===== SOURCE EXCERPT

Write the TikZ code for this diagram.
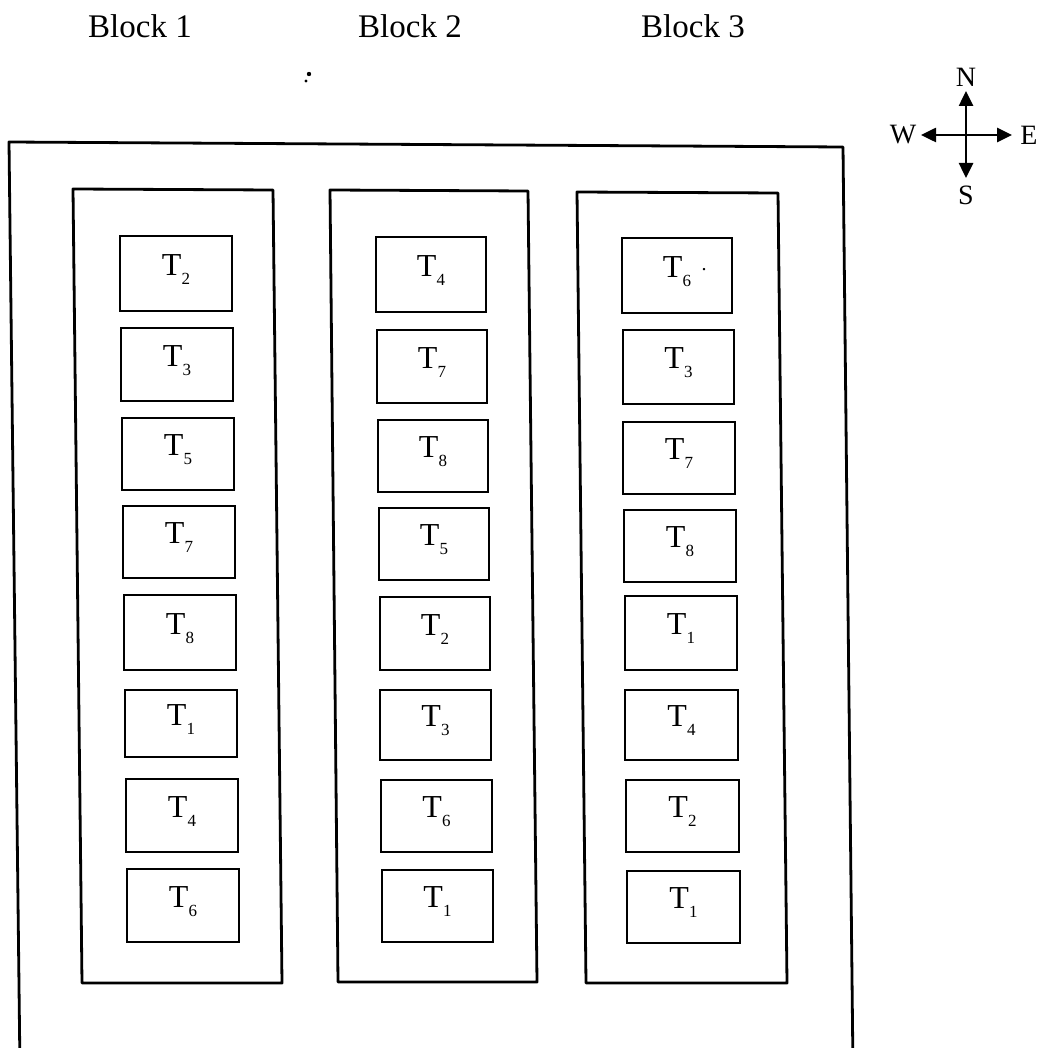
\documentclass[tikz,border=0pt]{standalone}
\usepackage{fontspec}
\setmainfont{Liberation Serif}
\usetikzlibrary{arrows.meta}
\tikzset{
  frame/.style={line width=2.8pt, line join=round},
  tbox/.style={draw, line width=2.8pt, inner sep=0pt},
  tlabel/.style={font=\fontsize{32}{32}\selectfont, inner sep=0pt, yshift=4pt},
  blocklabel/.style={font=\fontsize{33}{35}\selectfont, inner sep=0pt},
  compassarrow/.style={line width=2.6pt, -{Triangle[length=15pt,width=14pt]}},
  dirlabel/.style={font=\fontsize{28}{30}\selectfont, inner sep=0pt}
}
\newcommand\tb[6]{%
  \node[tbox, minimum width={#4-#2}, minimum height={#5-#3}] (#1) at ({(#2+#4)/2},{(#3+#5)/2}) {};
  \node[tlabel] (#1l) at (#1.center) {T\raisebox{-9pt}{\fontsize{17}{17}\selectfont #6}};
}
\begin{document}
\begin{tikzpicture}[x=1pt,y=-1pt]
\useasboundingbox (0,0) rectangle (1041,1048);
\clip (0,0) rectangle (1041,1048);
\fill[white] (0,0) rectangle (1041,1048);

% block titles
\node[blocklabel] (b1) at (140,26) {Block 1};
\node[blocklabel] (b2) at (410,26) {Block 2};
\node[blocklabel] (b3) at (693,26) {Block 3};

% specks
\fill (309,74) circle (2.2);
\fill (306,81) circle (1.6);

% compass
\coordinate (c) at (966,135);
\coordinate (cn) at (966,91);
\coordinate (cs) at (966,178);
\coordinate (cw) at (921,135);
\coordinate (ce) at (1012,135);
\draw[compassarrow] (c) -- (cn);
\draw[compassarrow] (c) -- (cs);
\draw[compassarrow] (c) -- (cw);
\draw[compassarrow] (c) -- (ce);
\node[dirlabel] (N) at (966,77) {N};
\node[dirlabel] (S) at (966,195) {S};
\node[dirlabel] (W) at (903,135) {W};
\node[dirlabel] (E) at (1029,135) {E};

% outer field
\draw[frame] (20,1070) -- (9,142) -- (843,147) -- (853,1070);

% blocks
\draw[frame] (73,189) -- (273,190) -- (282,983) -- (82,983) -- cycle;
\draw[frame] (330,190) -- (528,191) -- (537,982) -- (338,982) -- cycle;
\draw[frame] (577,192) -- (778,193) -- (787,983) -- (586,983) -- cycle;

% block 1 plots
\tb{a1}{120}{236}{232}{311}{2}
\tb{a2}{121}{328}{233}{401}{3}
\tb{a3}{122}{418}{234}{490}{5}
\tb{a4}{123}{506}{235}{578}{7}
\tb{a5}{124}{595}{236}{670}{8}
\tb{a6}{125}{690}{237}{757}{1}
\tb{a7}{126}{779}{238}{852}{4}
\tb{a8}{127}{869}{239}{942}{6}

% block 2 plots
\tb{m1}{376}{237}{486}{312}{4}
\tb{m2}{377}{330}{487}{403}{7}
\tb{m3}{378}{420}{488}{492}{8}
\tb{m4}{379}{508}{489}{580}{5}
\tb{m5}{380}{597}{490}{670}{2}
\tb{m6}{380}{690}{491}{760}{3}
\tb{m7}{381}{780}{492}{852}{6}
\tb{m8}{382}{870}{493}{942}{1}

% block 3 plots
\tb{r1}{622}{238}{732}{313}{6}
\tb{r2}{623}{330}{734}{404}{3}
\tb{r3}{623}{422}{735}{494}{7}
\tb{r4}{624}{510}{736}{582}{8}
\tb{r5}{625}{596}{737}{670}{1}
\tb{r6}{625}{690}{738}{760}{4}
\tb{r7}{626}{780}{739}{852}{2}
\tb{r8}{627}{871}{740}{943}{1}
\node[font=\fontsize{20}{20}\selectfont, inner sep=0pt] (r1dot) at (704,270) {.};
\end{tikzpicture}
\end{document}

==========

PROBLEM REQUIREMENTS:
Copy out each line word for word, please, skipping the images.

OUTPUT FOR THIS TASK:
Write the TikZ code for this diagram.
\documentclass[tikz,border=0pt]{standalone}
\usepackage{fontspec}
\setmainfont{Liberation Serif}
\usetikzlibrary{arrows.meta}
\tikzset{
  frame/.style={line width=2.8pt, line join=round},
  tbox/.style={draw, line width=2.8pt, inner sep=0pt},
  tlabel/.style={font=\fontsize{32}{32}\selectfont, inner sep=0pt, yshift=4pt},
  blocklabel/.style={font=\fontsize{33}{35}\selectfont, inner sep=0pt},
  compassarrow/.style={line width=2.6pt, -{Triangle[length=15pt,width=14pt]}},
  dirlabel/.style={font=\fontsize{28}{30}\selectfont, inner sep=0pt}
}
\newcommand\tb[6]{%
  \node[tbox, minimum width={#4-#2}, minimum height={#5-#3}] (#1) at ({(#2+#4)/2},{(#3+#5)/2}) {};
  \node[tlabel] (#1l) at (#1.center) {T\raisebox{-9pt}{\fontsize{17}{17}\selectfont #6}};
}
\begin{document}
\begin{tikzpicture}[x=1pt,y=-1pt]
\useasboundingbox (0,0) rectangle (1041,1048);
\clip (0,0) rectangle (1041,1048);
\fill[white] (0,0) rectangle (1041,1048);

% block titles
\node[blocklabel] (b1) at (140,26) {Block 1};
\node[blocklabel] (b2) at (410,26) {Block 2};
\node[blocklabel] (b3) at (693,26) {Block 3};

% specks
\fill (309,74) circle (2.2);
\fill (306,81) circle (1.6);

% compass
\coordinate (c) at (966,135);
\coordinate (cn) at (966,91);
\coordinate (cs) at (966,178);
\coordinate (cw) at (921,135);
\coordinate (ce) at (1012,135);
\draw[compassarrow] (c) -- (cn);
\draw[compassarrow] (c) -- (cs);
\draw[compassarrow] (c) -- (cw);
\draw[compassarrow] (c) -- (ce);
\node[dirlabel] (N) at (966,77) {N};
\node[dirlabel] (S) at (966,195) {S};
\node[dirlabel] (W) at (903,135) {W};
\node[dirlabel] (E) at (1029,135) {E};

% outer field
\draw[frame] (20,1070) -- (9,142) -- (843,147) -- (853,1070);

% blocks
\draw[frame] (73,189) -- (273,190) -- (282,983) -- (82,983) -- cycle;
\draw[frame] (330,190) -- (528,191) -- (537,982) -- (338,982) -- cycle;
\draw[frame] (577,192) -- (778,193) -- (787,983) -- (586,983) -- cycle;

% block 1 plots
\tb{a1}{120}{236}{232}{311}{2}
\tb{a2}{121}{328}{233}{401}{3}
\tb{a3}{122}{418}{234}{490}{5}
\tb{a4}{123}{506}{235}{578}{7}
\tb{a5}{124}{595}{236}{670}{8}
\tb{a6}{125}{690}{237}{757}{1}
\tb{a7}{126}{779}{238}{852}{4}
\tb{a8}{127}{869}{239}{942}{6}

% block 2 plots
\tb{m1}{376}{237}{486}{312}{4}
\tb{m2}{377}{330}{487}{403}{7}
\tb{m3}{378}{420}{488}{492}{8}
\tb{m4}{379}{508}{489}{580}{5}
\tb{m5}{380}{597}{490}{670}{2}
\tb{m6}{380}{690}{491}{760}{3}
\tb{m7}{381}{780}{492}{852}{6}
\tb{m8}{382}{870}{493}{942}{1}

% block 3 plots
\tb{r1}{622}{238}{732}{313}{6}
\tb{r2}{623}{330}{734}{404}{3}
\tb{r3}{623}{422}{735}{494}{7}
\tb{r4}{624}{510}{736}{582}{8}
\tb{r5}{625}{596}{737}{670}{1}
\tb{r6}{625}{690}{738}{760}{4}
\tb{r7}{626}{780}{739}{852}{2}
\tb{r8}{627}{871}{740}{943}{1}
\node[font=\fontsize{20}{20}\selectfont, inner sep=0pt] (r1dot) at (704,270) {.};
\end{tikzpicture}
\end{document}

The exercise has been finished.